Journal of Medical Internet Research (Nov 2013)

Use of Sentiment Analysis for Capturing Patient Experience From Free-Text Comments Posted Online

  • Greaves, Felix,
  • Ramirez-Cano, Daniel,
  • Millett, Christopher,
  • Darzi, Ara,
  • Donaldson, Liam

DOI
https://doi.org/10.2196/jmir.2721
Journal volume & issue
Vol. 15, no. 11
p. e239

Abstract

Read online

BackgroundThere are large amounts of unstructured, free-text information about quality of health care available on the Internet in blogs, social networks, and on physician rating websites that are not captured in a systematic way. New analytical techniques, such as sentiment analysis, may allow us to understand and use this information more effectively to improve the quality of health care. ObjectiveWe attempted to use machine learning to understand patients’ unstructured comments about their care. We used sentiment analysis techniques to categorize online free-text comments by patients as either positive or negative descriptions of their health care. We tried to automatically predict whether a patient would recommend a hospital, whether the hospital was clean, and whether they were treated with dignity from their free-text description, compared to the patient’s own quantitative rating of their care.
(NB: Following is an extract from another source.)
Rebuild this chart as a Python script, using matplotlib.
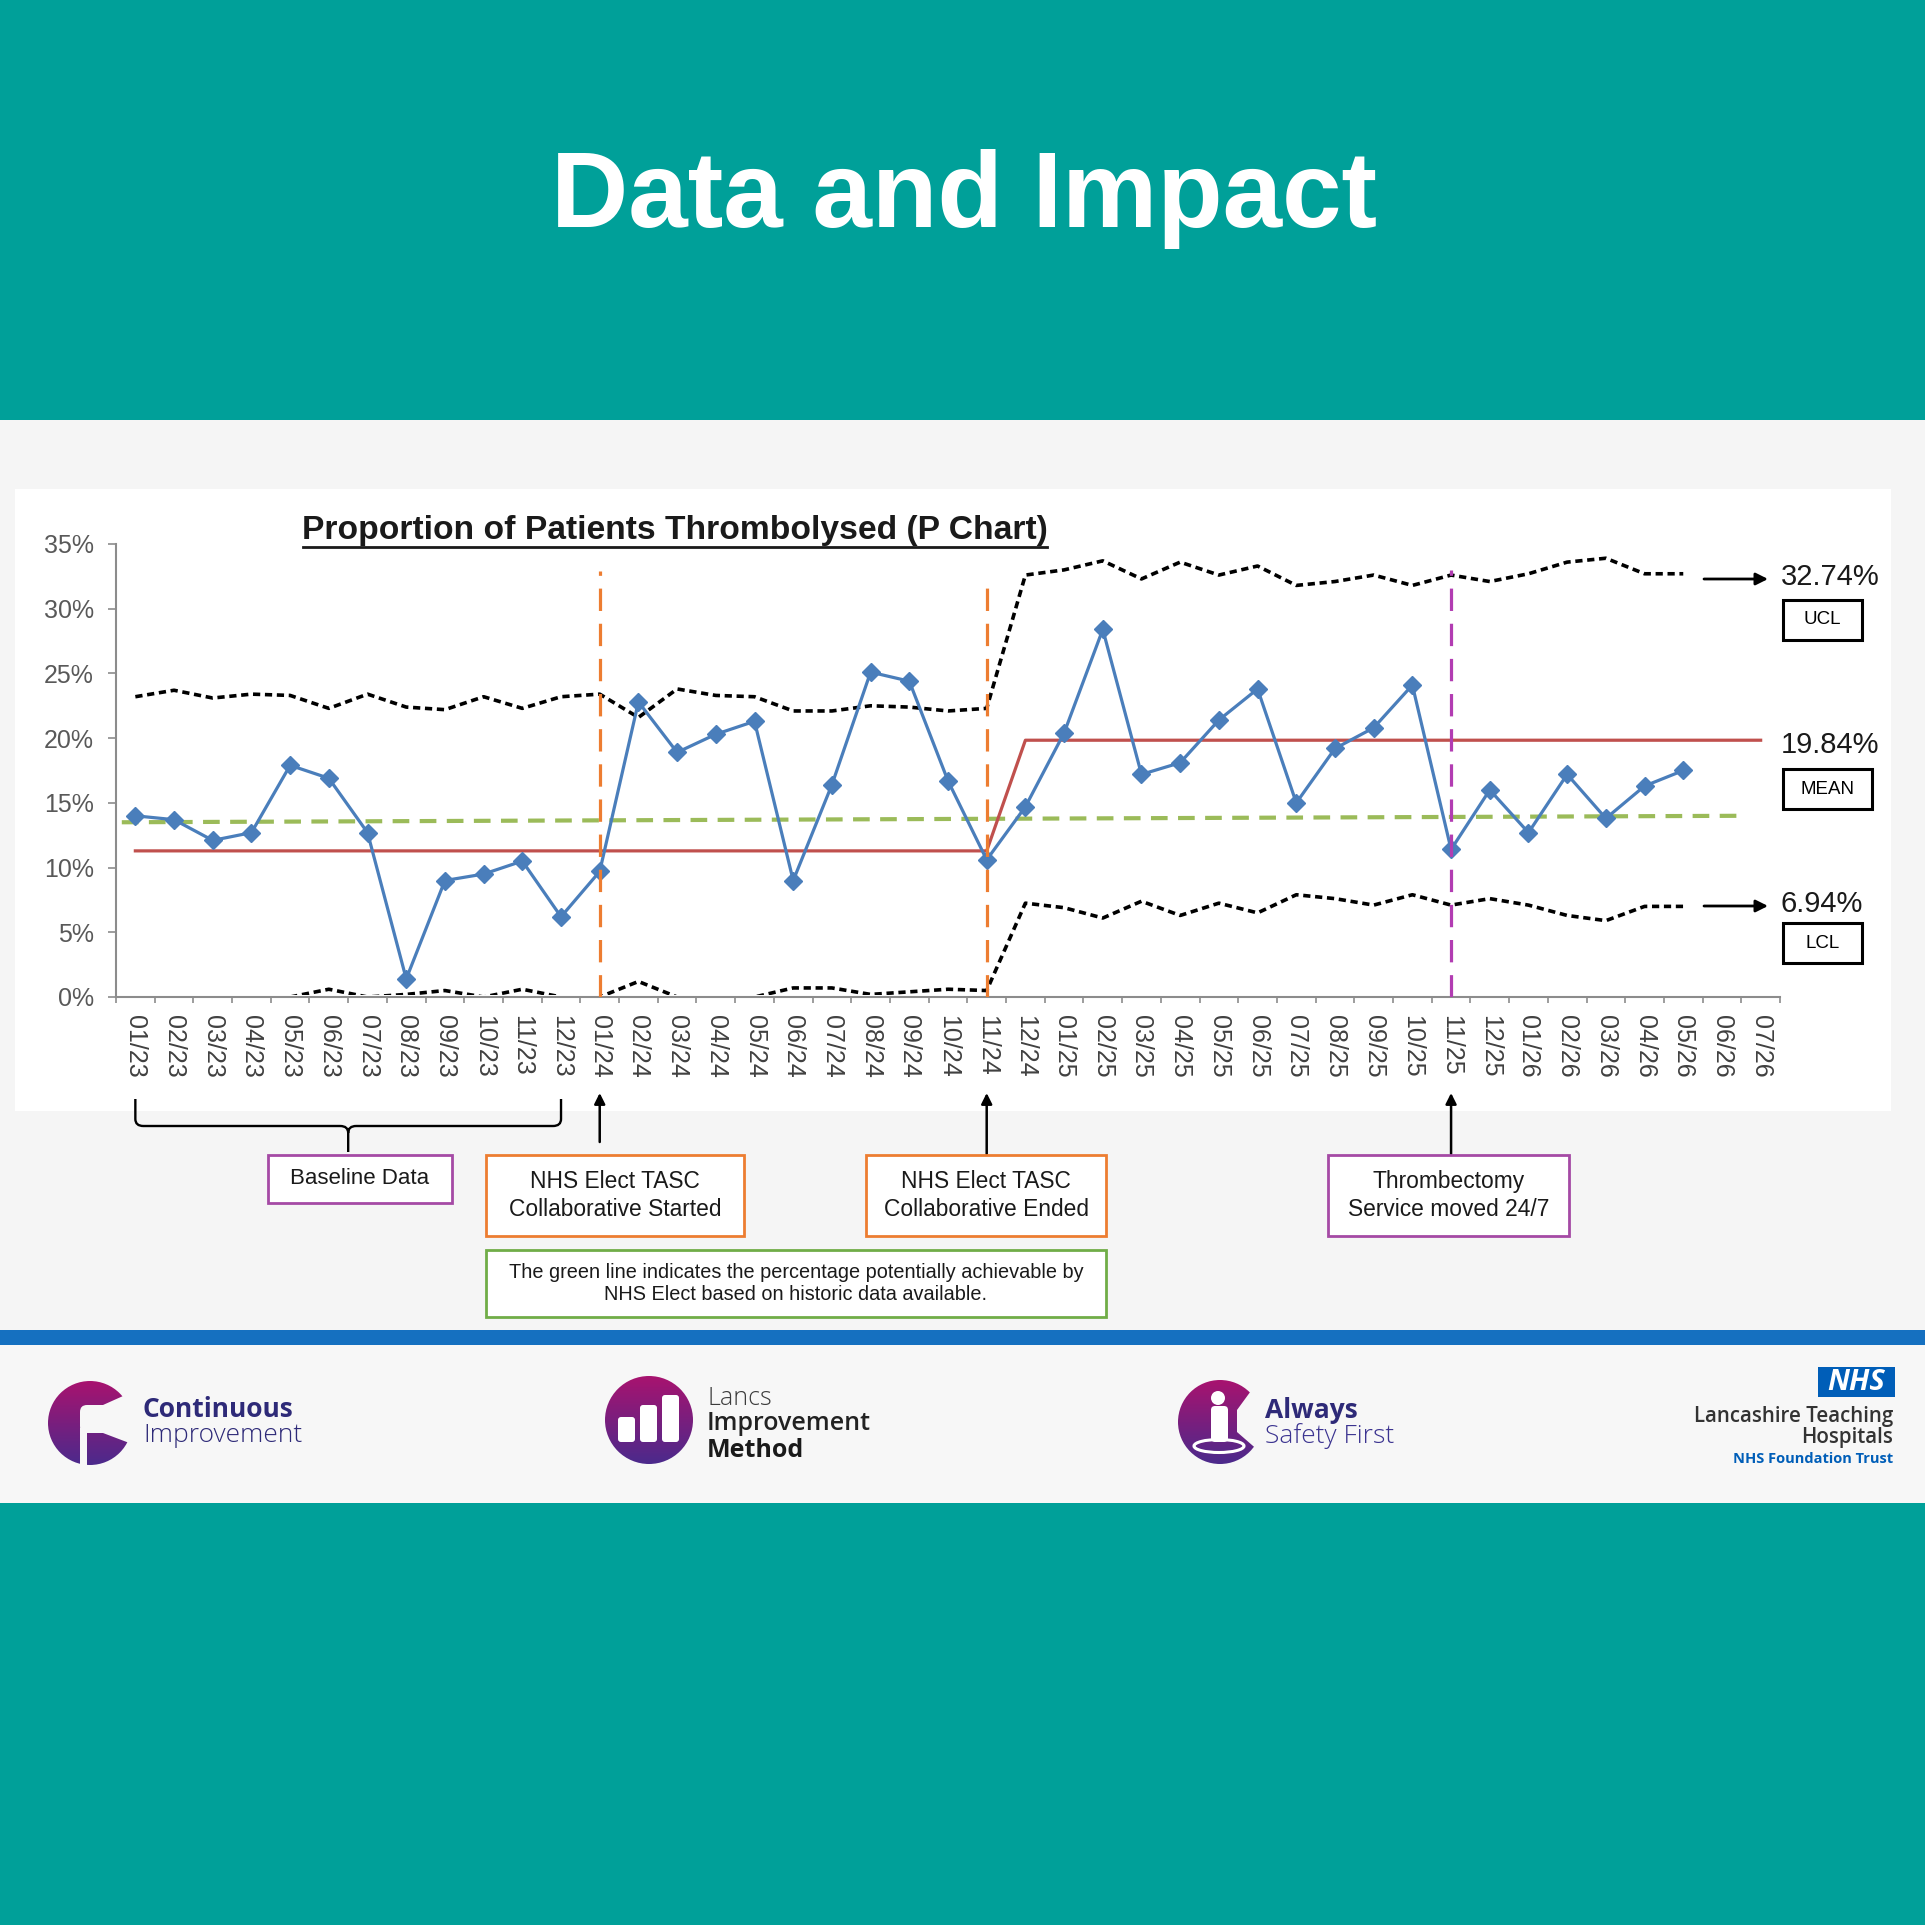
import numpy as np
import matplotlib
matplotlib.use("Agg")
import matplotlib.pyplot as plt
from matplotlib.patches import Rectangle, Circle, Ellipse, FancyBboxPatch, PathPatch, Polygon
from matplotlib.path import Path
from matplotlib.colors import LinearSegmentedColormap

W = 1925  # figure is W x W px at dpi 100, bg axes works in these px (y down)

plt.rcParams['font.family'] = ['Liberation Sans', 'DejaVu Sans']

# ---- values ----
months = ['01/23', '02/23', '03/23', '04/23', '05/23', '06/23', '07/23', '08/23', '09/23', '10/23', '11/23', '12/23',
          '01/24', '02/24', '03/24', '04/24', '05/24', '06/24', '07/24', '08/24', '09/24', '10/24', '11/24', '12/24',
          '01/25', '02/25', '03/25', '04/25', '05/25', '06/25', '07/25', '08/25', '09/25', '10/25', '11/25', '12/25',
          '01/26', '02/26', '03/26', '04/26', '05/26', '06/26', '07/26']
nan = np.nan
prop = [14.0, 13.7, 12.1, 12.7, 17.9, 16.9, 12.7, 1.4, 9.0, 9.5, 10.5, 6.2,
        9.7, 22.8, 18.9, 20.3, 21.3, 9.0, 16.4, 25.1, 24.4, 16.7, 10.6, 14.7,
        20.4, 28.4, 17.2, 18.1, 21.4, 23.8, 15.0, 19.2, 20.8, 24.1, 11.4, 16.0,
        12.7, 17.2, 13.8, 16.3, 17.5, nan, nan]
ucl = [23.2, 23.7, 23.1, 23.4, 23.3, 22.3, 23.4, 22.4, 22.2, 23.2, 22.3, 23.2,
       23.4, 21.6, 23.8, 23.3, 23.2, 22.1, 22.1, 22.5, 22.4, 22.1, 22.3, 32.6,
       33.0, 33.7, 32.3, 33.6, 32.6, 33.3, 31.8, 32.1, 32.6, 31.8, 32.6, 32.1,
       32.7, 33.6, 33.9, 32.7, 32.7, nan, nan]
lcl = [0, 0, 0, 0, 0, 0.6, 0, 0.2, 0.5, 0, 0.6, 0,
       0, 1.2, 0, 0, 0, 0.7, 0.7, 0.2, 0.4, 0.6, 0.5, 7.25,
       6.9, 6.1, 7.4, 6.3, 7.25, 6.5, 7.9, 7.6, 7.1, 7.9, 7.1, 7.6,
       7.1, 6.3, 5.9, 7.0, 7.0, nan, nan]
mean_line = [11.29] * 23 + [19.84] * 20
target_x = [-0.35, 41.4]
target = [13.5, 14.0]
event_months = ['01/24', '11/24', '11/25']
event_top = [32.9, 32.3, 33.0]
event_colors = ['#ED7D31', '#ED7D31', '#B23CB2']
ucl_label, mean_label, lcl_label = '32.74%', '19.84%', '6.94%'

TEAL = '#00A099'
GREY = '#F5F5F5'

fig = plt.figure(figsize=(W / 100, W / 100), dpi=100)

# background / layout axes in pixel coords
bg = fig.add_axes([0, 0, 1, 1], zorder=0)
bg.set_xlim(0, W)
bg.set_ylim(W, 0)
bg.axis('off')

bg.add_patch(Rectangle((0, 0), W, 420, fc=TEAL, ec='none', zorder=0))
bg.add_patch(Rectangle((0, 420), W, 910, fc=GREY, ec='none', zorder=0))
bg.add_patch(Rectangle((15, 489), 1876, 622, fc='white', ec='none', zorder=0))
bg.add_patch(Rectangle((0, 1330), W, 15, fc='#1570C0', ec='none', zorder=0))
bg.add_patch(Rectangle((0, 1345), W, 158, fc='#F7F7F7', ec='none', zorder=0))
bg.add_patch(Rectangle((0, 1503), W, W - 1503, fc=TEAL, ec='none', zorder=0))

bg.text(964, 227, 'Data and Impact', fontsize=77, fontweight='bold', color='white',
        ha='center', va='baseline')

# chart title with underline
bg.text(675, 539, 'Proportion of Patients Thrombolysed (P Chart)', fontsize=24.2,
        fontweight='bold', color='#1a1a1a', ha='center', va='baseline')
bg.plot([303, 1047], [547, 547], color='#1a1a1a', lw=2)

# ---- the P chart ----
ax = fig.add_axes([116 / W, 1 - 997 / W, 1664 / W, 453 / W], zorder=2)
ax.patch.set_alpha(0)
x = np.arange(len(months))

ax.plot(x, ucl, color='black', lw=2.6, dashes=(2, 1.3), zorder=3)
lcl_ln, = ax.plot(x, lcl, color='black', lw=2.6, dashes=(2, 1.3), zorder=3)
lcl_ln.set_clip_path(Rectangle((-0.5, 0.16), 43, 40, transform=ax.transData))
ax.plot(target_x, target, color='#9BBB59', lw=3, dashes=(4, 2.5), zorder=2)
ax.plot(x, mean_line, color='#C0504D', lw=2.3, zorder=4)
ax.plot(x, prop, color='#4A7EBB', lw=2.3, marker='D', ms=9, mfc='#4A7EBB',
        mec='#4A7EBB', zorder=5)
for m, top, c in zip(event_months, event_top, event_colors):
    i = months.index(m)
    ax.plot([i, i], [0, top], color=c, lw=2.3, dashes=(7, 4), zorder=6)

ax.set_xlim(-0.5, 42.5)
ax.set_ylim(0, 35)
ax.set_yticks(np.arange(0, 36, 5))
ax.set_yticklabels([f'{v}%' for v in range(0, 36, 5)])
ax.set_xticks(np.arange(-0.5, 43, 1))
ax.set_xticklabels([])
ax.set_xticks(x, months, minor=True)
ax.tick_params(axis='x', which='major', length=4.5, width=1.2, color='#8C8C8C')
ax.tick_params(axis='x', which='minor', length=0, pad=13, labelsize=18,
               labelcolor='#404040', labelrotation=-90)
ax.tick_params(axis='y', length=6, width=1.2, color='#8C8C8C', pad=10,
               labelsize=18, labelcolor='#595959')
for s in ['top', 'right']:
    ax.spines[s].set_visible(False)
for s in ['left', 'bottom']:
    ax.spines[s].set_color('#8C8C8C')
    ax.spines[s].set_linewidth(1.5)

# right-hand limit labels
arr = dict(arrowstyle='-|>', color='black', lw=2, mutation_scale=18, shrinkA=0, shrinkB=0)
for y, lab in [(579, ucl_label), (906, lcl_label)]:
    bg.annotate('', xy=(1768, y), xytext=(1704, y), arrowprops=arr)
    bg.text(1781, y - 2, lab, fontsize=21, ha='left', va='center', color='#1a1a1a')
bg.text(1781, 745, mean_label, fontsize=21, ha='left', va='center', color='#1a1a1a')
for (x0, y0, w, lab) in [(1783, 600, 79, 'UCL'), (1783, 769, 89, 'MEAN'), (1783, 923, 79, 'LCL')]:
    bg.add_patch(Rectangle((x0, y0), w, 40, fc='white', ec='black', lw=2.2, zorder=3))
    bg.text(x0 + w / 2, y0 + 20, lab, fontsize=13.5, ha='center', va='center', zorder=4)


def cat_px(i):
    disp = ax.transData.transform((i, 0))
    return bg.transData.inverted().transform(disp)[0]


# brace under the baseline months
x0, x1 = cat_px(0), cat_px(11)
xc = (x0 + x1) / 2
verts = [(x0, 1099), (x0, 1119), (x0, 1126), (x0 + 8, 1126), (xc - 8, 1126), (xc, 1126), (xc, 1133), (xc, 1152),
         (xc, 1133), (xc, 1126), (xc + 8, 1126), (x1 - 8, 1126), (x1, 1126), (x1, 1119), (x1, 1099)]
codes = [Path.MOVETO, Path.LINETO, Path.CURVE3, Path.CURVE3, Path.LINETO, Path.CURVE3, Path.CURVE3, Path.LINETO,
         Path.MOVETO, Path.CURVE3, Path.CURVE3, Path.LINETO, Path.CURVE3, Path.CURVE3, Path.LINETO]
bg.add_patch(PathPatch(Path(verts, codes), fc='none', ec='black', lw=1.7, zorder=3))

# event arrows
arr2 = dict(arrowstyle='-|>', color='black', lw=1.8, mutation_scale=16, shrinkA=0, shrinkB=0)
for m, ystart in zip(event_months, [1142, 1154, 1154]):
    xp = cat_px(months.index(m))
    bg.annotate('', xy=(xp, 1093), xytext=(xp, ystart), arrowprops=arr2)


def note_box(x0, y0, x1, y1, text, ec, fs, ls=1.3):
    bg.add_patch(Rectangle((x0, y0), x1 - x0, y1 - y0, fc='white', ec=ec, lw=2, zorder=3))
    bg.text((x0 + x1) / 2, (y0 + y1) / 2, text, ha='center', va='center', fontsize=fs,
            color='#1a1a1a', linespacing=ls, zorder=4)


note_box(268, 1155, 452, 1203, 'Baseline Data', '#A54AA5', 16)
note_box(486, 1155, 744, 1236, 'NHS Elect TASC\nCollaborative Started', '#ED7D31', 16.4)
note_box(866, 1155, 1106, 1236, 'NHS Elect TASC\nCollaborative Ended', '#ED7D31', 16.4)
note_box(1328, 1155, 1569, 1236, 'Thrombectomy\nService moved 24/7', '#A54AA5', 16.4)
note_box(486, 1250, 1106, 1317,
         'The green line indicates the percentage potentially achievable by\nNHS Elect based on historic data available.',
         '#70AD47', 14.3, ls=1.2)

# ---- footer logos ----
grad = np.linspace(0, 1, 256).reshape(-1, 1)
cmap = LinearSegmentedColormap.from_list('logo', ['#A8136F', '#4B2A8C'])
BAND = '#F7F7F7'


def grad_disc(cx, cy, r):
    circ = Circle((cx, cy), r, fc='none', ec='none')
    bg.add_patch(circ)
    im = bg.imshow(grad, cmap=cmap, extent=(cx - r, cx + r, cy + r, cy - r),
                   aspect='auto', origin='upper', zorder=1)
    im.set_clip_path(circ)


LOGO = ['Open Sans', 'DejaVu Sans']
INDIGO = '#2E2A78'

# Continuous Improvement: C with a keyhole cut
grad_disc(90, 1423, 42)
bg.add_patch(FancyBboxPatch((80, 1405), 30, 28, boxstyle='round,pad=0,rounding_size=7',
                            fc=BAND, ec='none', zorder=2))
bg.add_patch(Polygon([(100, 1405), (103, 1405), (132, 1392), (140, 1392), (140, 1447), (132, 1444),
                      (103, 1433), (100, 1433)], closed=True, fc=BAND, ec='none', zorder=2))
bg.add_patch(Rectangle((80, 1428), 7, 40, fc=BAND, ec='none', zorder=2))
bg.text(143, 1417, 'Continuous', family=LOGO, fontweight='bold', fontsize=19, color=INDIGO, va='baseline')
bg.text(143, 1442, 'Improvement', family=LOGO, fontweight='light', fontsize=19, color=INDIGO, va='baseline')

# Lancs Improvement Method
grad_disc(649, 1420, 44)
for bx, by in [(618, 1417), (640, 1405), (662, 1395)]:
    bg.add_patch(FancyBboxPatch((bx, by), 17, 1442 - by, boxstyle='round,pad=0,rounding_size=3',
                                fc='white', ec='none', zorder=2))
bg.text(707, 1405, 'Lancs', family=LOGO, fontweight='light', fontsize=18, color='#3C3C3C', va='baseline')
bg.text(707, 1430, 'Improvement', family=LOGO, fontweight='semibold', fontsize=18, color='#222222', va='baseline')
bg.text(707, 1457, 'Method', family=LOGO, fontweight='bold', fontsize=18, color='#1a1a1a', va='baseline')

# Always Safety First
grad_disc(1220, 1422, 42)
bg.add_patch(Polygon([(1237, 1410), (1256, 1384), (1275, 1384), (1275, 1462), (1260, 1452), (1237, 1432)],
                     closed=True, fc=BAND, ec='none', zorder=2))
bg.add_patch(Circle((1218, 1398), 7, fc='white', ec='none', zorder=3))
bg.add_patch(FancyBboxPatch((1211, 1406), 17, 36, boxstyle='round,pad=0,rounding_size=4',
                            fc='white', ec='none', zorder=3))
bg.add_patch(Ellipse((1219, 1446), 50, 13, fc='none', ec='white', lw=2.2, zorder=3))
bg.text(1265, 1418, 'Always', family=LOGO, fontweight='bold', fontsize=19, color=INDIGO, va='baseline')
bg.text(1265, 1443, 'Safety First', family=LOGO, fontweight='light', fontsize=19, color='#3B3390', va='baseline')

# NHS trust mark
bg.add_patch(Rectangle((1818, 1367), 77, 30, fc='#005EB8', ec='none', zorder=2))
bg.text(1856.5, 1383, 'NHS', family=LOGO, fontweight='bold', fontstyle='italic', fontsize=21,
        color='white', ha='center', va='center', zorder=3)
bg.text(1893, 1422, 'Lancashire Teaching', family=LOGO, fontweight='semibold', fontsize=14.8,
        color='#333333', ha='right', va='baseline')
bg.text(1893, 1443, 'Hospitals', family=LOGO, fontweight='semibold', fontsize=14.8,
        color='#333333', ha='right', va='baseline')
bg.text(1893, 1463, 'NHS Foundation Trust', family=LOGO, fontweight='bold', fontsize=10.5,
        color='#005EB8', ha='right', va='baseline')

bg.set_xlim(0, W)
bg.set_ylim(W, 0)

fig.savefig('out.png', dpi=100)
MethodsWe applied machine learning techniques to all 6412 online comments about hospitals on the English National Health Service website in 2010 using Weka data-mining software. We also compared the results obtained from sentiment analysis with the paper-based national inpatient survey results at the hospital level using Spearman rank correlation for all 161 acute adult hospital trusts in England. ResultsThere was 81%, 84%, and 89% agreement between quantitative ratings of care and those derived from free-text comments using sentiment analysis for cleanliness, being treated with dignity, and overall recommendation of hospital respectively (kappa scores: .40–.74, P<.001 for all). We observed mild to moderate associations between our machine learning predictions and responses to the large patient survey for the three categories examined (Spearman rho 0.37-0.51, P<.001 for all). ConclusionsThe prediction accuracy that we have achieved using this machine learning process suggests that we are able to predict, from free-text, a reasonably accurate assessment of patients’ opinion about different performance aspects of a hospital and that these machine learning predictions are associated with results of more conventional surveys.